On Monday, TD Cowen upgraded both Norfolk Southern and CSX shares to “buy” from “hold” on the recent reports “as likelihood of rail consolidation moves up considerably.”
If a UP-Norfolk Southern deal were to occur, it would merge the largest and fourth-largest railroads in the U.S. by market cap and move the companies closer to creating America’s only coast-to-coast rail network.
Farrukh Bezar, a former senior vice president and chief strategy officer at CSX, told the TD Cowen team Friday that he did not expect an immediate response from BNSF based on the potential deal among its rivals. However, he noted they would likely need an eastern partner if Union Pacific and Norfolk Southern merged.
BNSF Railway, headquartered in Fort Worth, Texas, operates a rail network of 32,500 route miles in 28 states and three Canadian provinces. The railroad namely serves the American Midwest, West and South, but covers minimal ground east of the Mississippi River.
CSX’s network would cover the areas BNSF doesn’t reach, operating entirely east of the Mississippi, and covering more than 20,000 route miles across 26 states, Washington, D.C. and two provinces.
The last Class I rail merger took place in 2023, when Canadian Pacific acquired Kansas City Southern to form Canadian Pacific Kansas City (CPKC). The CPKC deal formed the first railroad network that spanned the U.S., Mexico and Canada.
Goldman Sachs helped broker the CPKC acquisition.

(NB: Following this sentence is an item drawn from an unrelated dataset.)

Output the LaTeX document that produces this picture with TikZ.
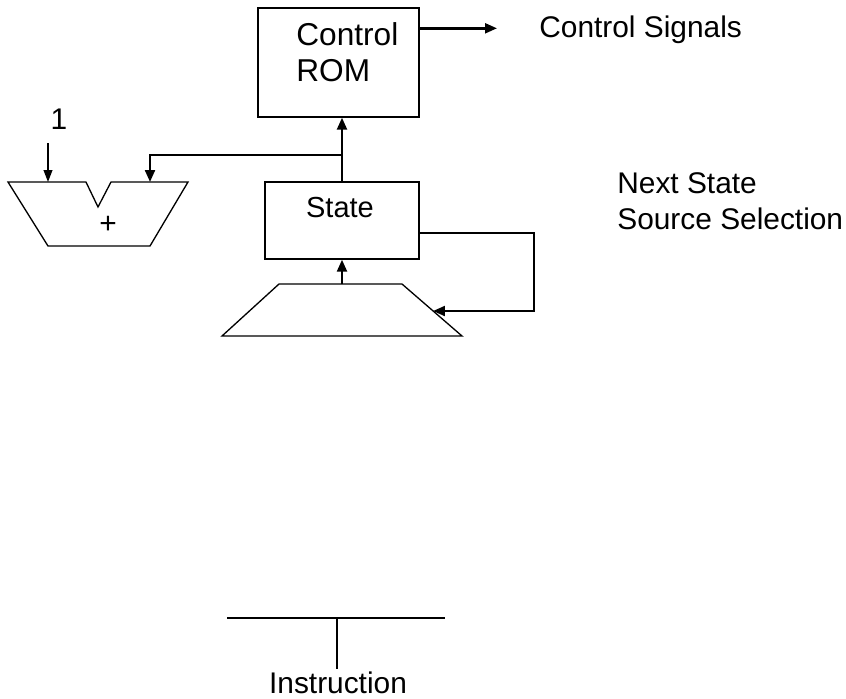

“We believe any transaction would result in the rail industry going from four U.S. Class Is to two (with the acknowledgment of both Canadian players having significant U.S. exposure),” said TD Cowen analyst Jason Seidl, in an analyst note. “If Union Pacific makes a bid for Norfolk Southern, then BNSF may wait to see how the process evolves (i.e., not make an offer immediately following UNP) before possibly making an offer for CSX.”
Any merger between two Class I railroads would be subject to approval from the Surface Transportation Board (STB) and the U.S. Department of Justice.
In response to executive orders from President Donald Trump requiring federal agencies to review their policies related to competition and regulatory barriers, the STB unveiled Monday that it would host a series of meetings to discuss updating its regulatory framework.
Currently, there are only four board members on the STB. President Trump still needs to appoint a fifth member that would be up for a Senate vote.
According to Seidl, the regulatory hurdle would be the biggest challenge for a potential rail merger to be approved.
“It is our view that Union Pacific could have an inclination of who will fill the fifth STB board seat,” Seidl said, noting that the board is currently split between two Republicans and Democrats, which would heighten the risk of a merger being struck down.
Union Pacific “may have a nod from Washington (we don’t think UNP would hire bankers if they didn’t get some form of acknowledgment from Washington),” said Seidl, who also acknowledged that the railroad likely sees significant revenue and cost synergies, “both of which are necessary to clear regulatory hurdles.”